The numbers, which include those who may only have been in the UK for a short time, have been getting larger each year, reaching 713,000 last year.
The Home Office stressed these were people coming to the UK to work, and said it now monitored social impact.
But Damian Green, for the Tories, said the “huge” and “accelerating” figures were “extraordinary” and should be cut.
The shadow immigration minister highlighted the 300,000 workers arriving in the UK from outside the EU, saying that number should be cut.
If not, he said: “The benefits of immigration will be lost among the social and economic difficulties caused by the sheer scale of the current numbers.”
Lib Dem home affairs spokesman Nick Clegg said the 16% increase in east European immigrants given National Insurance numbers “confirm that the numbers are considerably higher than the Government first estimated”.
He said the Government had “failed to plan adequately both in terms of housing and funding for local services”.
But, he said: “It should be remembered that people are only coming to Britain because they are successfully providing services and doing jobs available in the British economy to the benefit of British consumers.”

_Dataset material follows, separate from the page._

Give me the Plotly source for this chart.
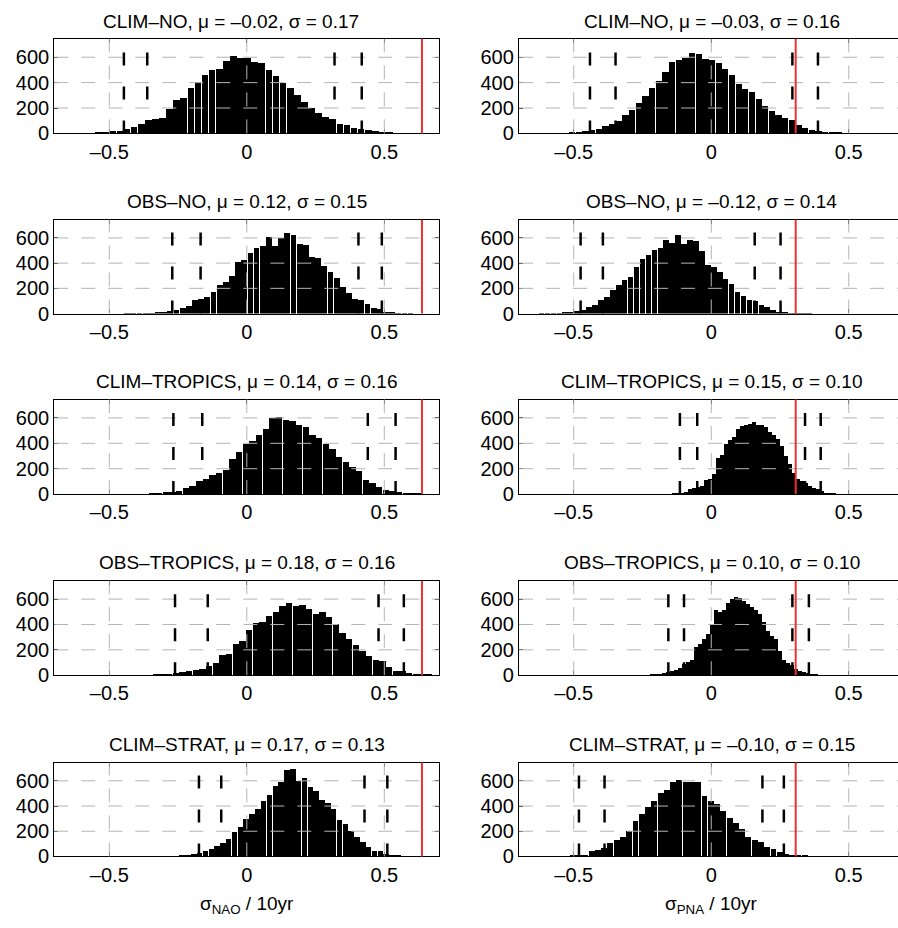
import plotly.graph_objects as go

W, H = 898, 928

# ---------------- data ----------------
titles = [
    "CLIM–NO, μ = –0.02, σ = 0.17", "CLIM–NO, μ = –0.03, σ = 0.16",
    "OBS–NO, μ = 0.12, σ = 0.15", "OBS–NO, μ = –0.12, σ = 0.14",
    "CLIM–TROPICS, μ = 0.14, σ = 0.16", "CLIM–TROPICS, μ = 0.15, σ = 0.10",
    "OBS–TROPICS, μ = 0.18, σ = 0.16", "OBS–TROPICS, μ = 0.10, σ = 0.10",
    "CLIM–STRAT, μ = 0.17, σ = 0.13", "CLIM–STRAT, μ = –0.10, σ = 0.15",
]
xlabels = ["σ<sub>NAO</sub> / 10yr", "σ<sub>PNA</sub> / 10yr"]
obs_nao = 0.637
obs_pna = 0.307

x_tickvals = [-0.5, 0, 0.5]
x_ticktext = ["–0.5", "0", "0.5"]
y_tickvals = [0, 200, 400, 600]
y_ticktext = ["0", "200", "400", "600"]

# histogram bins: first bin edge, bin width, counts
clim_no_nao_start, clim_no_nao_width = -0.628, 0.0258
clim_no_nao_counts = [1, 2, 3, 5, 10, 18, 20, 34, 55, 78, 104, 117, 122, 195, 265, 278, 356, 408, 465, 501,
                      512, 574, 610, 595, 598, 567, 559, 501, 454, 395, 356, 304, 252, 200, 164, 130, 117, 78,
                      65, 44, 34, 26, 18, 10, 6, 4, 2, 1, 1]
clim_no_pna_start, clim_no_pna_width = -0.590, 0.0242
clim_no_pna_counts = [1, 2, 3, 5, 10, 18, 31, 39, 60, 78, 96, 148, 187, 242, 299, 356, 416, 486, 564, 577,
                      597, 631, 623, 590, 579, 558, 506, 460, 390, 351, 325, 273, 216, 174, 143, 122, 104, 70,
                      44, 31, 21, 16, 8, 5, 3, 2, 1]
obs_no_nao_start, obs_no_nao_width = -0.445, 0.0224
obs_no_nao_counts = [1, 2, 3, 4, 6, 10, 18, 23, 31, 49, 62, 109, 122, 135, 174, 226, 252, 304, 408, 426,
                     486, 525, 538, 608, 538, 603, 642, 629, 551, 546, 452, 442, 382, 330, 286, 213, 166, 122,
                     109, 78, 44, 36, 18, 13, 5, 3, 1]
obs_no_pna_start, obs_no_pna_width = -0.628, 0.0216
obs_no_pna_counts = [1, 2, 4, 6, 10, 18, 21, 31, 57, 70, 114, 130, 187, 226, 265, 291, 369, 434, 468, 504,
                     525, 590, 564, 623, 556, 590, 577, 499, 390, 369, 330, 278, 234, 174, 140, 114, 104, 70,
                     52, 31, 18, 10, 6, 4, 2, 1]
clim_trop_nao_start, clim_trop_nao_width = -0.4265, 0.02424
clim_trop_nao_counts = [1, 2, 4, 6, 10, 18, 21, 26, 52, 70, 109, 125, 156, 169, 195, 281, 338, 395, 421, 468,
                        514, 603, 610, 584, 577, 545, 532, 473, 442, 395, 358, 299, 260, 221, 182, 117, 91, 57,
                        39, 31, 21, 16, 10, 5]
clim_trop_pna_start, clim_trop_pna_width = -0.1865, 0.01455
clim_trop_pna_counts = [2, 3, 4, 5, 8, 15, 20, 40, 48, 58, 66, 112, 125, 160, 286, 312, 400, 430, 452, 519,
                        538, 550, 556, 575, 545, 548, 535, 495, 470, 434, 380, 300, 240, 169, 125, 110, 90, 70,
                        55, 40, 25, 15, 10, 6, 3, 2, 1]
obs_trop_nao_start, obs_trop_nao_width = -0.4145, 0.02424
obs_trop_nao_counts = [1, 2, 3, 5, 8, 13, 18, 31, 39, 44, 52, 78, 96, 164, 169, 247, 268, 356, 416, 423,
                       468, 501, 545, 571, 545, 558, 527, 481, 501, 460, 403, 338, 286, 242, 195, 156, 122, 112,
                       65, 39, 34, 18, 13, 8, 4, 2]
obs_trop_pna_start, obs_trop_pna_width = -0.2509, 0.01455
obs_trop_pna_counts = [2, 3, 5, 8, 12, 18, 25, 34, 44, 60, 90, 110, 125, 221, 252, 290, 330, 400, 519, 501,
                       519, 570, 605, 616, 610, 584, 565, 540, 520, 486, 420, 350, 310, 290, 195, 125, 100, 80,
                       52, 39, 28, 18, 10, 6, 3, 2, 1]
clim_strat_nao_start, clim_strat_nao_width = -0.372, 0.0212
clim_strat_nao_counts = [1, 1, 2, 3, 4, 5, 8, 13, 21, 31, 47, 65, 83, 109, 143, 195, 239, 299, 338, 377,
                         442, 494, 566, 592, 690, 696, 603, 629, 558, 519, 455, 429, 377, 291, 260, 208, 156, 117,
                         78, 44, 47, 21, 16, 10, 5, 2]
clim_strat_pna_start, clim_strat_pna_width = -0.606, 0.0228
clim_strat_pna_counts = [1, 2, 3, 5, 8, 13, 18, 44, 57, 73, 109, 130, 161, 208, 286, 338, 395, 447, 506, 532,
                         597, 610, 597, 592, 592, 481, 442, 416, 364, 312, 265, 221, 156, 135, 117, 78, 65, 39,
                         21, 16, 10, 13, 5, 3, 2, 1]

# 0.5%, 2.5%, 97.5%, 99.5% percentiles (dashed black lines)
clim_no_nao_pct = [-0.447, -0.362, 0.319, 0.418]
clim_no_pna_pct = [-0.441, -0.348, 0.295, 0.388]
obs_no_nao_pct = [-0.271, -0.168, 0.406, 0.491]
obs_no_pna_pct = [-0.475, -0.394, 0.158, 0.252]
clim_trop_nao_pct = [-0.267, -0.162, 0.440, 0.541]
clim_trop_pna_pct = [-0.114, -0.051, 0.341, 0.398]
obs_trop_nao_pct = [-0.261, -0.142, 0.479, 0.571]
obs_trop_pna_pct = [-0.156, -0.099, 0.295, 0.355]
clim_strat_nao_pct = [-0.174, -0.093, 0.428, 0.511]
clim_strat_pna_pct = [-0.481, -0.388, 0.186, 0.264]

panels = [
    (clim_no_nao_start, clim_no_nao_width, clim_no_nao_counts, clim_no_nao_pct, obs_nao),
    (clim_no_pna_start, clim_no_pna_width, clim_no_pna_counts, clim_no_pna_pct, obs_pna),
    (obs_no_nao_start, obs_no_nao_width, obs_no_nao_counts, obs_no_nao_pct, obs_nao),
    (obs_no_pna_start, obs_no_pna_width, obs_no_pna_counts, obs_no_pna_pct, obs_pna),
    (clim_trop_nao_start, clim_trop_nao_width, clim_trop_nao_counts, clim_trop_nao_pct, obs_nao),
    (clim_trop_pna_start, clim_trop_pna_width, clim_trop_pna_counts, clim_trop_pna_pct, obs_pna),
    (obs_trop_nao_start, obs_trop_nao_width, obs_trop_nao_counts, obs_trop_nao_pct, obs_nao),
    (obs_trop_pna_start, obs_trop_pna_width, obs_trop_pna_counts, obs_trop_pna_pct, obs_pna),
    (clim_strat_nao_start, clim_strat_nao_width, clim_strat_nao_counts, clim_strat_nao_pct, obs_nao),
    (clim_strat_pna_start, clim_strat_pna_width, clim_strat_pna_counts, clim_strat_pna_pct, obs_pna),
]

# ---------------- layout geometry (pixels) ----------------
col_px = [(54.3, 439.3), (519.0, 898.0)]
col_center_px = [246.8, 711.5]
col_range = [[-0.70, 0.70], [-0.699, 0.679]]
row_px = [(39.3, 135.0), (222.3, 317.3), (404.3, 500.0), (587.7, 683.3), (771.7, 866.7)]
y_range = [0, 745]
title_dx = [-16, 0, 0, 0, 0, 0, 0, 0, 0, 0]

FONT = "Liberation Sans, Arial, Helvetica, sans-serif"
fig = go.Figure()
shapes = []
annotations = []
layout_axes = {}


def px_x(p):
    return p / W


def px_y(p):
    return 1 - p / H


for i, (start, width, counts, pct, obs) in enumerate(panels):
    r, c = divmod(i, 2)
    n = i + 1
    xa = "x" if n == 1 else f"x{n}"
    ya = "y" if n == 1 else f"y{n}"
    centers = [start + (k + 0.5) * width for k in range(len(counts))]
    fig.add_trace(go.Bar(
        x=centers, y=counts, width=[width * 0.94] * len(counts),
        marker=dict(color="black", line=dict(width=0)),
        xaxis=xa, yaxis=ya, showlegend=False, hoverinfo="x+y",
    ))
    x0p, x1p = col_px[c]
    ytop, ybot = row_px[r]
    axis_common = dict(showline=True, linecolor="black", linewidth=1.3,
                       ticks="inside", ticklen=4, tickcolor="black", tickwidth=1,
                       showgrid=False, zeroline=False,
                       tickfont=dict(family=FONT, size=20, color="black"))
    layout_axes["xaxis" if n == 1 else f"xaxis{n}"] = dict(
        domain=[px_x(x0p), px_x(x1p)], range=col_range[c], anchor=ya, mirror="ticks",
        tickvals=x_tickvals, ticktext=x_ticktext, **axis_common)
    layout_axes["yaxis" if n == 1 else f"yaxis{n}"] = dict(
        domain=[px_y(ybot), px_y(ytop)], range=y_range, anchor=xa,
        mirror="ticks" if c == 0 else False,
        tickvals=y_tickvals, ticktext=y_ticktext, **axis_common)

    # grid on top of bars
    for gv in x_tickvals:
        shapes.append(dict(type="line", xref=xa, yref=f"{ya} domain", x0=gv, x1=gv, y0=0, y1=1,
                           line=dict(color="#b4b4b4", width=1, dash="14px,13px"), layer="above"))
    for gv in y_tickvals[1:]:
        shapes.append(dict(type="line", xref=f"{xa} domain", yref=ya, x0=0, x1=1, y0=gv, y1=gv,
                           line=dict(color="#b4b4b4", width=1, dash="14px,13px"), layer="above"))
    # percentile lines
    for pv in pct:
        shapes.append(dict(type="line", xref=xa, yref=ya, x0=pv, x1=pv, y0=0, y1=y_range[1],
                           line=dict(color="black", width=2.5, dash="13px,21px"), layer="above"))
    # observed value
    shapes.append(dict(type="line", xref=xa, yref=f"{ya} domain", x0=obs, x1=obs, y0=0, y1=1,
                       line=dict(color="#ee3030", width=2), layer="above"))
    # title
    annotations.append(dict(text=titles[i], xref="paper", yref="paper",
                            x=px_x(col_center_px[c] + title_dx[i]),
                            y=px_y(ytop - 18), xanchor="center", yanchor="middle", showarrow=False,
                            font=dict(family=FONT, size=19, color="black")))

for c in range(2):
    annotations.append(dict(text=xlabels[c], xref="paper", yref="paper", x=px_x(col_center_px[c]),
                            y=px_y(916), xanchor="center", yanchor="middle", showarrow=False,
                            font=dict(family=FONT, size=19, color="black")))

fig.update_layout(
    width=W, height=H, margin=dict(l=0, r=0, t=0, b=0),
    paper_bgcolor="white", plot_bgcolor="white",
    shapes=shapes, annotations=annotations, bargap=0,
    font=dict(family=FONT, size=19, color="black"),
    **layout_axes,
)

fig.write_html("out.html",
               config={"displayModeBar": False},
               post_script="document.body.style.margin='0';document.body.style.padding='0';"
                           "document.body.style.overflow='hidden';")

National Insurance numbers are needed by anyone of working age who wants to work legally or claim benefits in the UK. The figures do not include dependents such as children.
The expansion of the EU has been the biggest reason for the increase—222,000 Polish people were given National Insurance numbers for the first time in 2006/7, bringing the total to 466,000 in the past four years.

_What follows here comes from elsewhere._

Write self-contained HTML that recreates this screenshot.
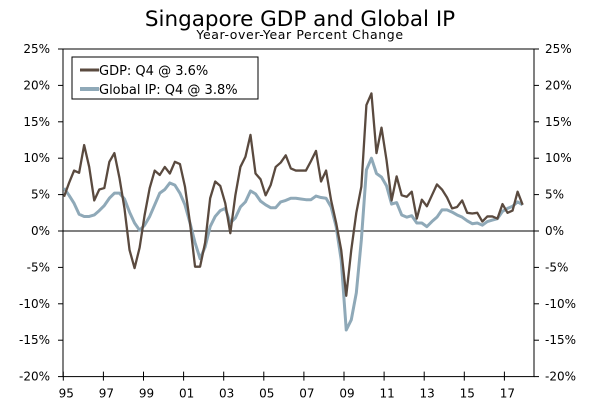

That is higher than previous Home Office figures based on the workers registration scheme, which does not include the self-employed.
The National Insurance figures, released by the Department for Work and Pensions, show the vast majority of people coming to the UK to work from across the world are under the age of 35 and 54% were men.

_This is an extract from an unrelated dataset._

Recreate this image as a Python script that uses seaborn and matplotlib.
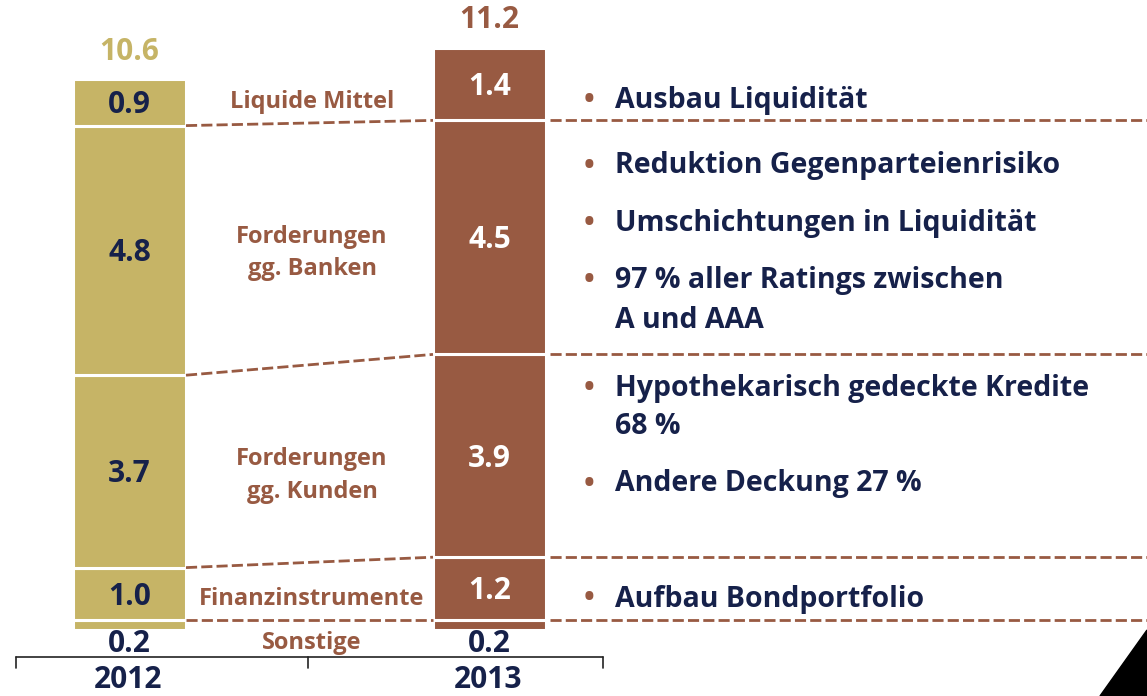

Analysis of the previous year’s figure shows that about 16,000 of the foreign workers were claiming out-of-work benefits within six months of getting a National Insurance number.
The 713,00 figure for the latest year is more than double the 349,000 National Insurance numbers allocated to overseas nationals in the year to April 2003.
In that year the largest place of origin for those workers—114,000—was Asia and the Middle East, followed by 80,000 from the “old” European Union member countries.
Although the influx of new EU nationals accounts for much of the rise, there has been a rise in numbers from all continents with the exception of Africa.
There are a variety of ways in which immigration is measured in the UK, although there is not one definitive one, and none include illegal immigrants.
These figures do not mean there are now 713,000 more foreign workers in the UK than a year earlier, as the figures do not count those who leave the UK.
A Home Office spokesman said: “The number of National Insurance numbers issued to accession nationals is consistent with Home Office data and shows that people are coming here from the expanded EU to work.
“However, there are legitimate concerns about managing some of the effects of migration on communities. We are listening to these concerns.
“That is why we have taken a more gradual approach to opening our labour market to people from Bulgaria and Romania by maintaining restrictions and introducing quotas on low-skilled jobs.”
He added: “Last month we had the first meeting of the Migration Impacts Forum, set up to advise the Government what effect migration is having on local communities, particularly with regard to housing, education and crime levels.”